Your goal »
Transcribe the full listing exactly, and drop every picture.

Data extract »
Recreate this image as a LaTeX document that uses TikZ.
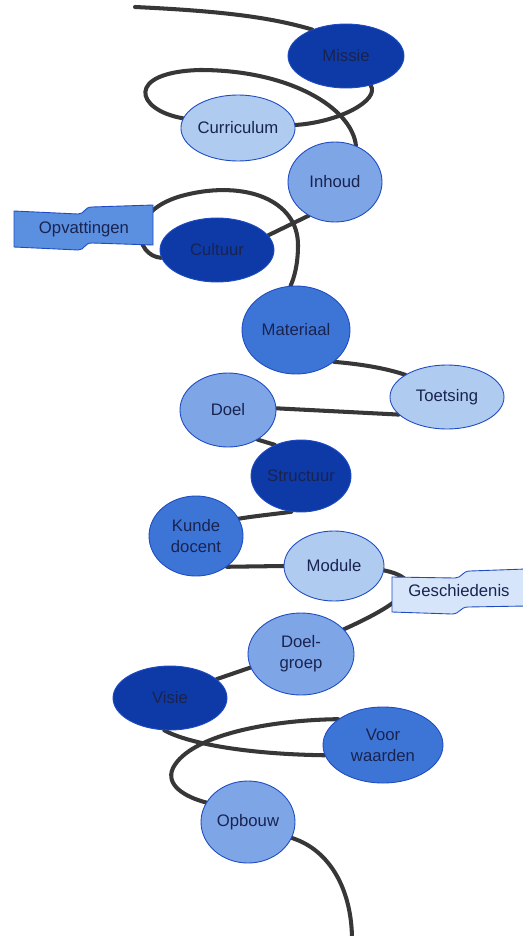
\documentclass[tikz,border=0pt]{standalone}
\usepackage{fontspec}
\setmainfont{Liberation Sans}
\usetikzlibrary{shapes.geometric}
\definecolor{darkblob}{RGB}{14,58,168}
\definecolor{midblob}{RGB}{61,117,214}
\definecolor{midlightblob}{RGB}{126,165,230}
\definecolor{lightblob}{RGB}{176,203,240}
\definecolor{paleblob}{RGB}{214,229,250}
\definecolor{flagblue}{RGB}{91,143,223}
\definecolor{edgeblue}{RGB}{30,75,195}
\definecolor{wirecol}{RGB}{55,55,55}
\definecolor{inktext}{RGB}{25,35,80}
\pgfdeclarelayer{wires}
\pgfsetlayers{wires,main}

\begin{document}
\begin{tikzpicture}[x=0.02cm, y=-0.02cm,
  blob/.style={ellipse, draw=edgeblue, line width=0.5pt, inner sep=0pt,
    align=center, text=inktext, font=\fontsize{9.5}{12}\selectfont},
  dims/.style 2 args={minimum width=#1*0.02cm, minimum height=#2*0.02cm},
  wire/.style={draw=wirecol, line width=2.3pt, line cap=round},
  flag/.style={fill=#1, draw=edgeblue, line width=0.5pt},
  flagtext/.style={text=inktext, inner sep=0pt, font=\fontsize{9.5}{12}\selectfont}]

  \useasboundingbox (0,0) rectangle (523,936);

  % banners
  \draw[flag=flagblue] (14,211) -- (78,214) .. controls (85,214) and (84,207) .. (92,207)
    -- (153,205) -- (153,245) -- (92,243) .. controls (84,243) and (85,250) .. (78,250)
    -- (14,247) -- cycle;
  \node[flagtext] (opvattingen) at (84,229) {Opvattingen};
  \draw[flag=paleblob] (392,577) -- (455,578) .. controls (462,578) and (462,571) .. (470,571)
    -- (526,569) -- (526,606) -- (468,607) .. controls (460,607) and (460,614) .. (452,614)
    -- (392,612) -- cycle;
  \node[flagtext] (geschiedenis) at (459,591) {Geschiedenis};

  % ellipses
  \node[blob, dims={116}{64}, fill=darkblob] (missie) at (346,56) {Missie};
  \node[blob, dims={114}{66}, fill=lightblob] (curriculum) at (238,128) {Curriculum};
  \node[blob, dims={94}{80}, fill=midlightblob] (inhoud) at (335,182) {Inhoud};
  \node[blob, dims={114}{64}, fill=darkblob] (cultuur) at (217,250) {Cultuur};
  \node[blob, dims={108}{88}, fill=midblob] (materiaal) at (296,330) {Materiaal};
  \node[blob, dims={114}{64}, fill=lightblob] (toetsing) at (447,397) {Toetsing};
  \node[blob, dims={96}{74}, fill=midlightblob] (doel) at (228,410) {Doel};
  \node[blob, dims={100}{72}, fill=darkblob] (structuur) at (301,476) {Structuur};
  \node[blob, dims={94}{80}, fill=midblob] (kunde) at (196,536) {Kunde\\docent};
  \node[blob, dims={100}{70}, fill=lightblob] (module) at (334,566) {Module};
  \node[blob, dims={106}{82}, fill=midlightblob] (doelgroep) at (301,654) {Doel-\\groep};
  \node[blob, dims={114}{64}, fill=darkblob] (visie) at (170,698) {Visie};
  \node[blob, dims={120}{76}, fill=midblob] (voorwaarden) at (383,745) {Voor\\waarden};
  \node[blob, dims={94}{82}, fill=midlightblob] (opbouw) at (248,822) {Opbouw};

  \coordinate (head) at (135,7);
  \coordinate (tail) at (352,940);

  % the thread, behind everything
  \begin{pgfonlayer}{wires}
    \fill[white] (0,0) rectangle (523,936);
    \draw[wire] (head) .. controls (220,11) and (270,17) .. (missie.142);
    \draw[wire] (missie.-50) .. controls (380,100) and (340,122) .. (curriculum.3);
    \draw[wire] (curriculum.170) .. controls (135,110) and (125,72) .. (200,70)
      .. controls (290,70) and (352,108) .. (inhoud.60);
    \draw[wire] (inhoud.232) -- (cultuur.16);
    \draw[wire] (cultuur.188) .. controls (135,256) and (125,210) .. (185,195)
      .. controls (245,180) and (298,200) .. (298,245)
      .. controls (298,265) and (294,278) .. (materiaal.97);
    \draw[wire] (materiaal.-40) .. controls (360,364) and (385,368) .. (toetsing.152);
    \draw[wire] (toetsing.200) -- (doel.2);
    \draw[wire] (doel.-45) -- (structuur.130);
    \draw[wire] (structuur.-105) .. controls (275,514) and (255,516) .. (kunde.22);
    \draw[wire] (kunde.-45) -- (module.180);
    \draw[wire] (module.-5) .. controls (420,578) and (420,595) .. (doelgroep.30);
    \draw[wire] (doelgroep.195) -- (visie.22);
    \draw[wire] (visie.-100) .. controls (185,742) and (240,754) .. (voorwaarden.190);
    \draw[wire] (voorwaarden.150) .. controls (270,720) and (190,735) .. (173,768)
      .. controls (165,785) and (185,797) .. (opbouw.155);
    \draw[wire] (opbouw.-20) .. controls (330,850) and (352,890) .. (tail);
  \end{pgfonlayer}

\end{tikzpicture}
\end{document}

Exercise output »
Recreate this image as a LaTeX document that uses TikZ.
\documentclass[tikz,border=0pt]{standalone}
\usepackage{fontspec}
\setmainfont{Liberation Sans}
\usetikzlibrary{shapes.geometric}
\definecolor{darkblob}{RGB}{14,58,168}
\definecolor{midblob}{RGB}{61,117,214}
\definecolor{midlightblob}{RGB}{126,165,230}
\definecolor{lightblob}{RGB}{176,203,240}
\definecolor{paleblob}{RGB}{214,229,250}
\definecolor{flagblue}{RGB}{91,143,223}
\definecolor{edgeblue}{RGB}{30,75,195}
\definecolor{wirecol}{RGB}{55,55,55}
\definecolor{inktext}{RGB}{25,35,80}
\pgfdeclarelayer{wires}
\pgfsetlayers{wires,main}

\begin{document}
\begin{tikzpicture}[x=0.02cm, y=-0.02cm,
  blob/.style={ellipse, draw=edgeblue, line width=0.5pt, inner sep=0pt,
    align=center, text=inktext, font=\fontsize{9.5}{12}\selectfont},
  dims/.style 2 args={minimum width=#1*0.02cm, minimum height=#2*0.02cm},
  wire/.style={draw=wirecol, line width=2.3pt, line cap=round},
  flag/.style={fill=#1, draw=edgeblue, line width=0.5pt},
  flagtext/.style={text=inktext, inner sep=0pt, font=\fontsize{9.5}{12}\selectfont}]

  \useasboundingbox (0,0) rectangle (523,936);

  % banners
  \draw[flag=flagblue] (14,211) -- (78,214) .. controls (85,214) and (84,207) .. (92,207)
    -- (153,205) -- (153,245) -- (92,243) .. controls (84,243) and (85,250) .. (78,250)
    -- (14,247) -- cycle;
  \node[flagtext] (opvattingen) at (84,229) {Opvattingen};
  \draw[flag=paleblob] (392,577) -- (455,578) .. controls (462,578) and (462,571) .. (470,571)
    -- (526,569) -- (526,606) -- (468,607) .. controls (460,607) and (460,614) .. (452,614)
    -- (392,612) -- cycle;
  \node[flagtext] (geschiedenis) at (459,591) {Geschiedenis};

  % ellipses
  \node[blob, dims={116}{64}, fill=darkblob] (missie) at (346,56) {Missie};
  \node[blob, dims={114}{66}, fill=lightblob] (curriculum) at (238,128) {Curriculum};
  \node[blob, dims={94}{80}, fill=midlightblob] (inhoud) at (335,182) {Inhoud};
  \node[blob, dims={114}{64}, fill=darkblob] (cultuur) at (217,250) {Cultuur};
  \node[blob, dims={108}{88}, fill=midblob] (materiaal) at (296,330) {Materiaal};
  \node[blob, dims={114}{64}, fill=lightblob] (toetsing) at (447,397) {Toetsing};
  \node[blob, dims={96}{74}, fill=midlightblob] (doel) at (228,410) {Doel};
  \node[blob, dims={100}{72}, fill=darkblob] (structuur) at (301,476) {Structuur};
  \node[blob, dims={94}{80}, fill=midblob] (kunde) at (196,536) {Kunde\\docent};
  \node[blob, dims={100}{70}, fill=lightblob] (module) at (334,566) {Module};
  \node[blob, dims={106}{82}, fill=midlightblob] (doelgroep) at (301,654) {Doel-\\groep};
  \node[blob, dims={114}{64}, fill=darkblob] (visie) at (170,698) {Visie};
  \node[blob, dims={120}{76}, fill=midblob] (voorwaarden) at (383,745) {Voor\\waarden};
  \node[blob, dims={94}{82}, fill=midlightblob] (opbouw) at (248,822) {Opbouw};

  \coordinate (head) at (135,7);
  \coordinate (tail) at (352,940);

  % the thread, behind everything
  \begin{pgfonlayer}{wires}
    \fill[white] (0,0) rectangle (523,936);
    \draw[wire] (head) .. controls (220,11) and (270,17) .. (missie.142);
    \draw[wire] (missie.-50) .. controls (380,100) and (340,122) .. (curriculum.3);
    \draw[wire] (curriculum.170) .. controls (135,110) and (125,72) .. (200,70)
      .. controls (290,70) and (352,108) .. (inhoud.60);
    \draw[wire] (inhoud.232) -- (cultuur.16);
    \draw[wire] (cultuur.188) .. controls (135,256) and (125,210) .. (185,195)
      .. controls (245,180) and (298,200) .. (298,245)
      .. controls (298,265) and (294,278) .. (materiaal.97);
    \draw[wire] (materiaal.-40) .. controls (360,364) and (385,368) .. (toetsing.152);
    \draw[wire] (toetsing.200) -- (doel.2);
    \draw[wire] (doel.-45) -- (structuur.130);
    \draw[wire] (structuur.-105) .. controls (275,514) and (255,516) .. (kunde.22);
    \draw[wire] (kunde.-45) -- (module.180);
    \draw[wire] (module.-5) .. controls (420,578) and (420,595) .. (doelgroep.30);
    \draw[wire] (doelgroep.195) -- (visie.22);
    \draw[wire] (visie.-100) .. controls (185,742) and (240,754) .. (voorwaarden.190);
    \draw[wire] (voorwaarden.150) .. controls (270,720) and (190,735) .. (173,768)
      .. controls (165,785) and (185,797) .. (opbouw.155);
    \draw[wire] (opbouw.-20) .. controls (330,850) and (352,890) .. (tail);
  \end{pgfonlayer}

\end{tikzpicture}
\end{document}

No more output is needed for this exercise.